ECB’s Knot: Need to Prepare for Upside Scenarios
9 November 2021
By David Barwick – FRANKFURT (Econostream) – The economy is going to require considerable policy support for quite a while, European Central Bank Governing Council member Klaas Knot said Tuesday.
In remarks at the UBS European Conference, Knot, who heads De Nederlandsche Bank, said that currently high inflation would persist ‘at least’ through the rest of 2021 and that HICP would subside below 2% ‘towards the end of next year.’
‘But upside risks to this baseline dominate’, he added. ‘And we need to prepare for upside scenarios as well.’
Although some inflationary pressures are transitory, such as those stemming from supply bottlenecka and energy prices, ‘these transitory pressures are not necessarily short-lived’, he said. ‘In fact, we have come to realize that the inflationary pressures from these sources last longer than initially thought.’
Moreover, durably higher inflation hinges on wage growth, he observed, and ‘if inflationary pressures were to persist longer, while the recovery matures and the labor markets conditions become tighter, higher wage increases will become more likely.’
The link between the duration of transitorily high inflation and the likelihood of an impact on wages means that ‘our assessment of future wage developments will be very important in the period to come’, he said.
Knot backed up ECB President Christine Lagarde’s assertions that an interest rate hike next year was unlikely, based on the conditions that had to be met for this, and that the ECB’s pandemic emergency purchase programme (PEPP) would probably end next March.

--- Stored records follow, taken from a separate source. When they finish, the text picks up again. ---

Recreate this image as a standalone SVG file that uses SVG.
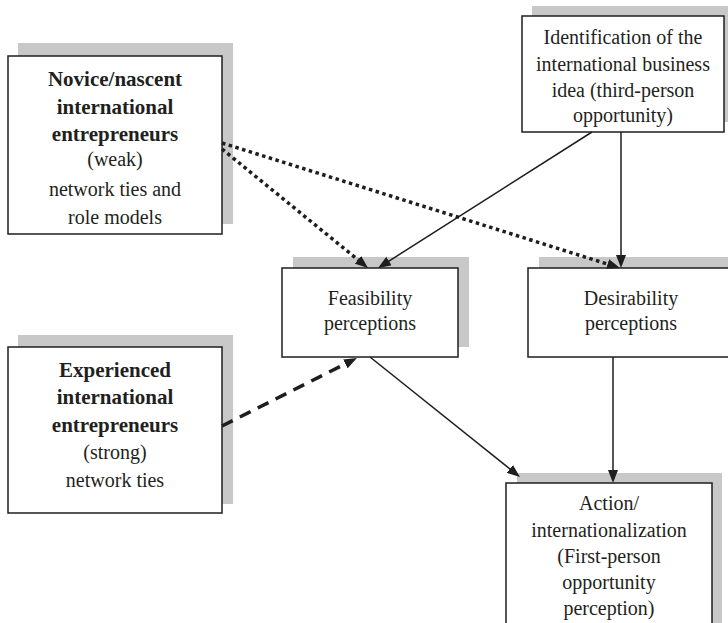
<svg xmlns="http://www.w3.org/2000/svg" width="728" height="623" viewBox="0 0 728 623">
  <style>
    .shadow { fill: #c8c8c8; }
    .box { fill: #ffffff; stroke: #1e1e1e; stroke-width: 1.5; }
    text { font-family: "Liberation Serif", "Times New Roman", serif; font-size: 20px; fill: #231f20; text-anchor: middle; }
    .b { font-weight: bold; font-size: 21px; }
    .solid { stroke: #1e1e1e; stroke-width: 1.5; fill: none; }
    .dotted { stroke: #1e1e1e; stroke-width: 3.5; stroke-dasharray: 3.5 3.5; fill: none; }
    .dashed { stroke: #1e1e1e; stroke-width: 3.5; stroke-dasharray: 12 8; fill: none; }
  </style>
  <defs>
    <marker id="head" markerUnits="userSpaceOnUse" markerWidth="13" markerHeight="10" refX="7" refY="5" orient="auto">
      <path d="M0,0 L13,5 L0,10 z" fill="#1e1e1e"/>
    </marker>
  </defs>
  <rect width="728" height="623" fill="#ffffff"/>

  <g id="novice">
    <rect class="shadow" x="18" y="43" width="215" height="181"/>
    <rect class="box" x="8" y="56" width="214" height="178"/>
    <text x="115" y="86" class="b">Novice/nascent</text>
    <text x="115" y="113.5" class="b">international</text>
    <text x="115" y="141" class="b">entrepreneurs</text>
    <text x="115" y="166">(weak)</text>
    <text x="115" y="196">network ties and</text>
    <text x="115" y="223.5">role models</text>
  </g>

  <g id="identification">
    <rect class="shadow" x="532" y="6" width="200" height="116"/>
    <rect class="box" x="522" y="16" width="202" height="116"/>
    <text x="623" y="44">Identification of the</text>
    <text x="623" y="70.5">international business</text>
    <text x="623" y="96.5">idea (third-person</text>
    <text x="623" y="122">opportunity)</text>
  </g>

  <g id="feasibility">
    <rect class="shadow" x="293" y="257" width="176" height="90"/>
    <rect class="box" x="282" y="268" width="176" height="89"/>
    <text x="370" y="305">Feasibility</text>
    <text x="370" y="330">perceptions</text>
  </g>

  <g id="desirability">
    <rect class="shadow" x="539" y="257" width="200" height="90"/>
    <rect class="box" x="528" y="268" width="210" height="89"/>
    <text x="631" y="305">Desirability</text>
    <text x="631" y="330">perceptions</text>
  </g>

  <g id="experienced">
    <rect class="shadow" x="18" y="335" width="215" height="169"/>
    <rect class="box" x="8" y="347" width="214" height="166"/>
    <text x="115" y="376.5" class="b">Experienced</text>
    <text x="115" y="404" class="b">international</text>
    <text x="115" y="431.5" class="b">entrepreneurs</text>
    <text x="115" y="459">(strong)</text>
    <text x="115" y="486.5">network ties</text>
  </g>

  <g id="action">
    <rect class="shadow" x="517" y="473" width="205" height="160"/>
    <rect class="box" x="506" y="483" width="206" height="150"/>
    <text x="609" y="510">Action/</text>
    <text x="609" y="536.5">internationalization</text>
    <text x="609" y="563">(First-person</text>
    <text x="609" y="589">opportunity</text>
    <text x="609" y="615">perception)</text>
  </g>

  <g id="connectors">
    <line class="dotted" x1="222" y1="149" x2="363.4" y2="264.2" marker-end="url(#head)"/>
    <line class="dotted" x1="222" y1="143" x2="614.3" y2="266.2" marker-end="url(#head)"/>
    <line class="solid" x1="592" y1="132" x2="383.1" y2="264.8" marker-end="url(#head)"/>
    <line class="solid" x1="621" y1="132" x2="621" y2="262" marker-end="url(#head)"/>
    <line class="dashed" x1="222" y1="426" x2="351.6" y2="360.7" marker-end="url(#head)"/>
    <line class="solid" x1="370" y1="357" x2="515.3" y2="473.3" marker-end="url(#head)"/>
    <line class="solid" x1="613" y1="357" x2="613" y2="477" marker-end="url(#head)"/>
  </g>
</svg>
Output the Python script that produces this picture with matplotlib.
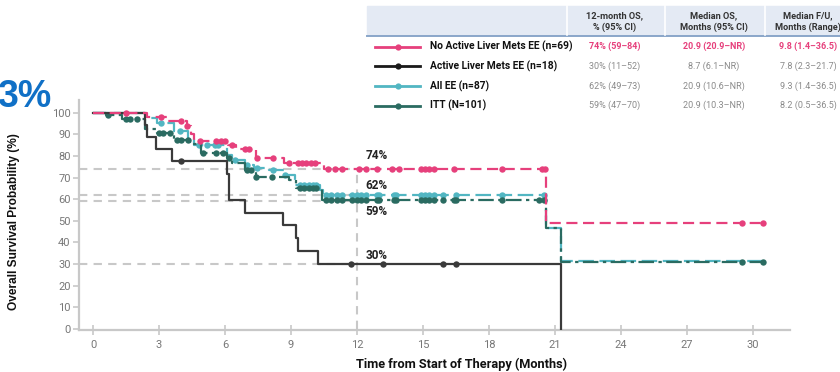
import numpy as np
import matplotlib
matplotlib.use("Agg")
import matplotlib.pyplot as plt
from matplotlib.patches import Rectangle
from matplotlib.lines import Line2D

plt.rcParams['font.family'] = ['Roboto', 'DejaVu Sans']

# --- Kaplan-Meier data (months, % surviving) ---
no_active_t = [0, 2.45, 3.35, 4.25, 4.45, 4.6, 6.15, 6.5, 7.4, 8.7, 10.5, 20.6, 30.5]
no_active_s = [100, 98, 96, 94, 90, 87, 85, 83, 79, 76.5, 74, 49, 49]
no_active_cens = [1.5, 3.1, 4.0, 4.27, 4.86, 5.6, 5.8, 6.0, 6.3, 6.9, 7.1, 7.45, 8.2,
                  8.9, 9.3, 9.5, 9.7, 9.9, 10.1, 10.7, 11.0, 11.3, 12.1, 12.4, 12.9,
                  13.6, 13.9, 14.9, 15.1, 15.3, 15.5, 16.4, 18.6, 20.4, 20.55, 29.5, 30.45]

active_t = [0, 2.36, 2.45, 2.86, 3.6, 6.1, 6.2, 6.9, 8.65, 9.25, 9.3, 10.25, 21.3]
active_s = [100, 94.4, 88.9, 83.3, 77.8, 71.8, 59.8, 53.8, 47.8, 41.8, 35.9, 29.9, 0]
active_cens = [4.0, 11.75, 13.2, 15.9, 16.5]

all_ee_t = [0, 2.4, 2.9, 3.7, 4.3, 4.6, 6.1, 6.3, 6.9, 7.3, 8.0, 8.7, 9.2, 10.3, 10.45,
            20.6, 21.3, 30.45]
all_ee_s = [100, 97.7, 95.2, 91.6, 88, 85, 80.4, 78, 75.8, 74.2, 73.5, 71, 66.5, 64, 62,
            46.5, 31.5, 31.5]
all_ee_cens = [3.1, 3.95, 4.8, 5.2, 5.55, 5.7, 6.45, 7.0, 7.45, 8.2, 8.75, 9.4, 9.6, 9.8,
               10.0, 10.15, 10.6, 10.8, 11.1, 11.3, 11.8, 12.0, 12.2, 12.4, 12.9, 13.0,
               13.7, 13.8, 14.9, 15.1, 15.3, 15.5, 15.9, 16.5, 18.6, 20.5]

itt_t = [0, 0.6, 1.3, 2.36, 2.9, 3.7, 4.4, 4.9, 6.1, 6.3, 6.9, 7.4, 8.9, 9.25, 10.4,
         20.6, 21.3, 30.45]
itt_s = [100, 99, 97, 92.5, 90.6, 87.5, 85.5, 81.5, 79, 76.5, 73.5, 70.3, 68.8, 65, 59.6,
         46.5, 31, 31]
itt_cens = [0.7, 1.5, 1.7, 2.0, 3.0, 3.2, 3.5, 3.8, 4.0, 4.3, 5.0, 5.6, 5.9, 6.2, 7.0,
            7.2, 7.4, 8.15, 9.4, 9.6, 9.8, 10.0, 10.15, 10.6, 10.8, 11.1, 11.3, 11.8,
            12.0, 12.2, 12.4, 12.9, 13.0, 13.7, 13.8, 14.9, 15.1, 15.3, 15.5, 15.9, 16.4,
            16.5, 18.6, 20.3, 20.5, 29.5, 30.45]

# 12-month landmark values
landmark_month = 12
landmark_vals = [74, 62, 59, 30]
landmark_text_y = [80.3, 66.5, 54.5, 33.7]

# legend table
group_labels = ["No Active Liver Mets EE (n=69)", "Active Liver Mets EE (n=18)",
                "All EE (n=87)", "ITT (N=101)"]
os12 = ["74% (59\u201384)", "30% (11\u201352)", "62% (49\u201373)", "59% (47\u201370)"]
median_os = ["20.9 (20.9\u2013NR)", "8.7 (6.1\u2013NR)", "20.9 (10.6\u2013NR)", "20.9 (10.3\u2013NR)"]
median_fu = ["9.8 (1.4\u201336.5)", "7.8 (2.3\u201321.7)", "9.3 (1.4\u201336.5)", "8.2 (0.5\u201336.5)"]
col_headers = ["12-month OS,\n% (95% CI)", "Median OS,\nMonths (95% CI)", "Median F/U,\nMonths (Range)"]

PINK = "#e6407c"
BLACK = "#1a1a1a"
LTEAL = "#52b6c2"
DTEAL = "#2a6b61"
GRID = "#c8c8c8"

fig = plt.figure(figsize=(8.4, 3.72), dpi=100)
ax = fig.add_axes([79 / 840, 42 / 372, 711 / 840, 230 / 372])

def km(t, s, cens, color, dashes, z):
    ax.step(t, s, where='post', color=color, lw=1.6, dashes=dashes, zorder=z)
    t = np.asarray(t)
    s = np.asarray(s)
    idx = np.searchsorted(t, cens, side='right') - 1
    ax.plot(cens, s[idx], 'o', color=color, ms=4.6, mec='none', zorder=z + 0.5)

# landmark reference lines
for v in landmark_vals:
    ax.plot([-0.64, landmark_month], [v, v], color=GRID, lw=1.5, dashes=(4, 3), zorder=1)
ax.plot([landmark_month, landmark_month], [0, landmark_vals[0]], color=GRID, lw=1.5,
        dashes=(4, 3), zorder=1)
for v, ty in zip(landmark_vals, landmark_text_y):
    ax.text(landmark_month + 0.4, ty, f"{v}%", fontsize=8.5, fontweight='bold',
            color='#222222', va='center', ha='left')

km(all_ee_t, all_ee_s, all_ee_cens, LTEAL, (7, 2.5), 3)
km(itt_t, itt_s, itt_cens, DTEAL, (7, 2, 1.5, 2), 4)
km(active_t, active_s, active_cens, "#3a3a3a", (None, None), 5)
km(no_active_t, no_active_s, no_active_cens, PINK, (5, 2.5), 6)

ax.set_xlim(-0.64, 31.7)
ax.set_ylim(-0.6, 105.9)
ax.set_xticks(range(0, 31, 3))
ax.set_yticks(range(0, 101, 10))
for sp in ['top', 'right']:
    ax.spines[sp].set_visible(False)
for sp in ['left', 'bottom']:
    ax.spines[sp].set_color(GRID)
    ax.spines[sp].set_linewidth(1.6)
ax.tick_params(axis='x', direction='inout', length=7, width=1.2, color=GRID,
               labelcolor='#777777', labelsize=8, pad=4)
ax.tick_params(axis='y', direction='out', length=4, width=1.2, color=GRID,
               labelcolor='#777777', labelsize=8, pad=2)
ax.set_xlabel("Time from Start of Therapy (Months)", fontsize=9.2, fontweight='bold',
              color='#111111')
ax.xaxis.set_label_coords((462 - 79) / 711, -(358 - 330) / 230)
ax.set_ylabel("Overall Survival Probability (%)", fontsize=8.6, fontweight='bold',
              color='#111111', family='Liberation Sans')
ax.yaxis.set_label_coords(-(79 - 20) / 711, (330 - 222) / 230)

# big cropped blue text in the corner
fig.text(-0.003, 1 - 97 / 372, "3%", fontsize=27, fontweight='bold', color='#1070c6',
         family='Liberation Sans', va='center', ha='left')

# --- legend table at top right ---
def fx(px):
    return px / 840

def fy(py):
    return 1 - py / 372

fig.patches.append(Rectangle((fx(367), fy(35)), fx(840 - 367), 29 / 372,
                             transform=fig.transFigure, color='#e4eaf4', zorder=0))
fig.lines.append(Line2D([fx(367), 1], [fy(36), fy(36)], transform=fig.transFigure,
                        color='#8aa6c9', lw=1.4))
for sx in [567, 665, 765]:
    fig.lines.append(Line2D([fx(sx), fx(sx)], [fy(6), fy(35)], transform=fig.transFigure,
                            color='white', lw=1.2))
col_x = [615, 714, 808]
for cx, h in zip(col_x, col_headers):
    fig.text(fx(cx), fy(21.5), h, fontsize=6.6, fontweight='bold', color='#333333',
             ha='center', va='center', linespacing=1.25)

row_y = [46.7, 66.3, 86, 105.7]
row_colors = [PINK, BLACK, LTEAL, DTEAL]
for i, ry in enumerate(row_y):
    fig.lines.append(Line2D([fx(375), fx(420)], [fy(ry), fy(ry)], transform=fig.transFigure,
                            color=row_colors[i], lw=2))
    fig.lines.append(Line2D([fx(398)], [fy(ry)], transform=fig.transFigure, marker='o',
                            ms=4.5, color=row_colors[i], mec='none'))
    fig.text(fx(430), fy(ry), group_labels[i], fontsize=7.4, fontweight='bold',
             color='#111111', va='center', ha='left')
    if i == 0:
        kw = dict(color=PINK, fontweight='bold')
    else:
        kw = dict(color='#8a8a8a')
    for cx, vals in zip(col_x, [os12, median_os, median_fu]):
        fig.text(fx(cx), fy(ry), vals[i], fontsize=6.5, va='center', ha='center', **kw)

fig.savefig("out.png", dpi=100)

Policymakers ‘should not be complacent about upside risks to inflation’, but rather ‘maintain a degree of policy optionality’, he said. He rejected making ‘long-lasting unconditional commitments that might end up being incompatible with how the inflation outlook develops.’
Whether the asset purchase programme (APP) would need expanding in the context of the PEPP’s end ‘is not clear-cut’, he said. ‘While we will definitely aim to prevent cliff effects, it very much depends on the inflation outlook whether we will need a durably higher purchase pace.’
Should inflation prospects change, the APP would be the ‘appropriate instrument of marginal policy adjustment’, he said.
As for the PEPP’s flexibility, some of this will probably be lost in the transition. An assessment of the proportionality of preserving the flexibility will be needed, he said.